Problem to solve
Filter the data below for the string "this" and copy each matching line.

··· Material supplied

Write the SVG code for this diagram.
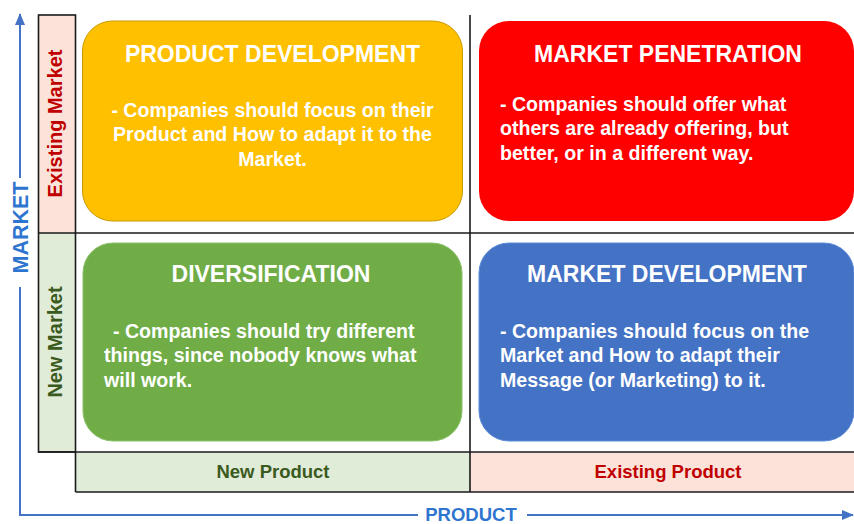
<svg xmlns="http://www.w3.org/2000/svg" width="854" height="524" viewBox="0 0 854 524">
  <defs>
    <marker id="axisHead" viewBox="0 0 12 10" refX="11" refY="5" markerWidth="12" markerHeight="10" markerUnits="userSpaceOnUse" orient="auto">
      <path d="M0,0 L12,5 L0,10 Z" fill="#4472C4"/>
    </marker>
  </defs>
  <style>
    text { font-family: "Liberation Sans", Arial, sans-serif; font-weight: bold; }
    .title { font-size: 23px; fill: #FFFFFF; text-anchor: middle; }
    .body { font-size: 19.6px; fill: #FFFFFF; }
    .mid { text-anchor: middle; }
    .grid { stroke: #1A1A1A; stroke-width: 1.6; fill: none; }
    .axis { stroke: #4472C4; stroke-width: 2; fill: none; }
    .axisLabel { fill: #2E75CF; text-anchor: middle; }
    .side { font-size: 20px; text-anchor: middle; }
    .foot { font-size: 18.5px; text-anchor: middle; }
    .pink { fill: #FBE3DA; }
    .mint { fill: #E0EBD8; }
  </style>

  <rect width="854" height="524" fill="#FFFFFF"/>

  <!-- row / column headers -->
  <g id="header-existing-market">
    <rect class="pink" x="38.5" y="15" width="37" height="218"/>
    <text class="side" fill="#C00000" transform="translate(62,123.5) rotate(-90)">Existing Market</text>
  </g>
  <g id="header-new-market">
    <rect class="mint" x="38.5" y="233" width="37" height="219"/>
    <text class="side" fill="#3A5A1E" transform="translate(62,342) rotate(-90)">New Market</text>
  </g>
  <g id="header-new-product">
    <rect class="mint" x="75.5" y="452" width="394.5" height="40"/>
    <text class="foot" fill="#3A5A1E" x="273" y="478">New Product</text>
  </g>
  <g id="header-existing-product">
    <rect class="pink" x="470" y="452" width="384" height="40"/>
    <text class="foot" fill="#C00000" x="668" y="478">Existing Product</text>
  </g>

  <!-- grid lines -->
  <g id="grid">
    <rect class="grid" x="38.5" y="15" width="37" height="437"/>
    <line class="grid" x1="38" y1="233" x2="854" y2="233"/>
    <line class="grid" x1="38" y1="452" x2="854" y2="452"/>
    <line class="grid" x1="75.5" y1="492" x2="854" y2="492"/>
    <line class="grid" x1="75.5" y1="452" x2="75.5" y2="492"/>
    <line class="grid" x1="470" y1="15" x2="470" y2="492"/>
  </g>

  <!-- quadrants -->
  <g id="product-development">
    <rect x="82.5" y="21" width="380" height="200" rx="30" fill="#FFC000" stroke="#C99A00" stroke-width="1"/>
    <text class="title" x="272.5" y="61.5">PRODUCT DEVELOPMENT</text>
    <text class="body mid" x="272.5" y="116.5">- Companies should focus on their</text>
    <text class="body mid" x="272.5" y="141">Product and How to adapt it to the</text>
    <text class="body mid" x="272.5" y="165.5">Market.</text>
  </g>
  <g id="market-penetration">
    <rect x="479" y="21" width="375" height="200" rx="30" fill="#FF0000"/>
    <text class="title" x="668" y="61.5">MARKET PENETRATION</text>
    <text class="body" x="500" y="110.5">- Companies should offer what</text>
    <text class="body" x="500" y="135">others are already offering, but</text>
    <text class="body" x="500" y="159.5">better, or in a different way.</text>
  </g>
  <g id="diversification">
    <rect x="83" y="243" width="379" height="198" rx="30" fill="#70AD47" stroke="#8CC16A" stroke-width="1"/>
    <text class="title" x="271" y="282">DIVERSIFICATION</text>
    <text class="body" x="113" y="337.5">- Companies should try different</text>
    <text class="body" x="104" y="362">things, since nobody knows what</text>
    <text class="body" x="104" y="386.5">will work.</text>
  </g>
  <g id="market-development">
    <rect x="479" y="243" width="375" height="198" rx="30" fill="#4472C4" stroke="#5A8BD8" stroke-width="1"/>
    <text class="title" x="667" y="282">MARKET DEVELOPMENT</text>
    <text class="body" x="500" y="337.5">- Companies should focus on the</text>
    <text class="body" x="500" y="362">Market and How to adapt their</text>
    <text class="body" x="500" y="386.5">Message (or Marketing) to it.</text>
  </g>

  <!-- axes -->
  <g id="connectors">
    <path class="axis" d="M20,178 L20,14" marker-end="url(#axisHead)"/>
    <path class="axis" d="M20,287 L20,515 L418,515"/>
    <path class="axis" d="M527,515 L853,515" marker-end="url(#axisHead)"/>
  </g>
  <g id="axis-labels">
    <text class="axisLabel" font-size="21.5" transform="translate(28,227.5) rotate(-90)">MARKET</text>
    <text class="axisLabel" font-size="18.5" x="471" y="521">PRODUCT</text>
  </g>
</svg>
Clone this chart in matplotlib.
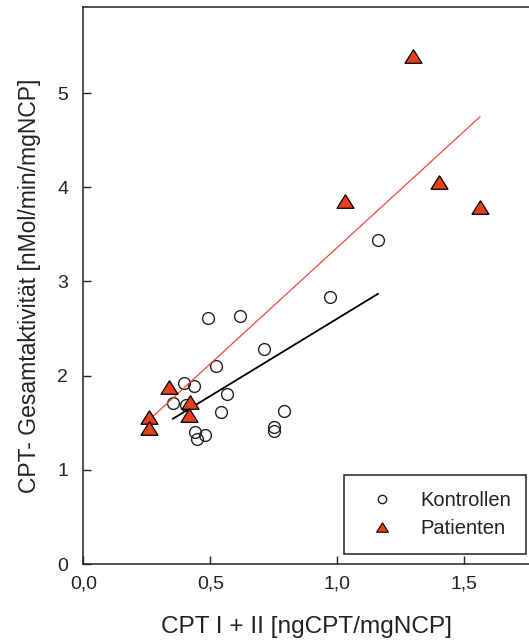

······

Exercise response
Write the SVG code for this diagram.
Clone this chart in matplotlib.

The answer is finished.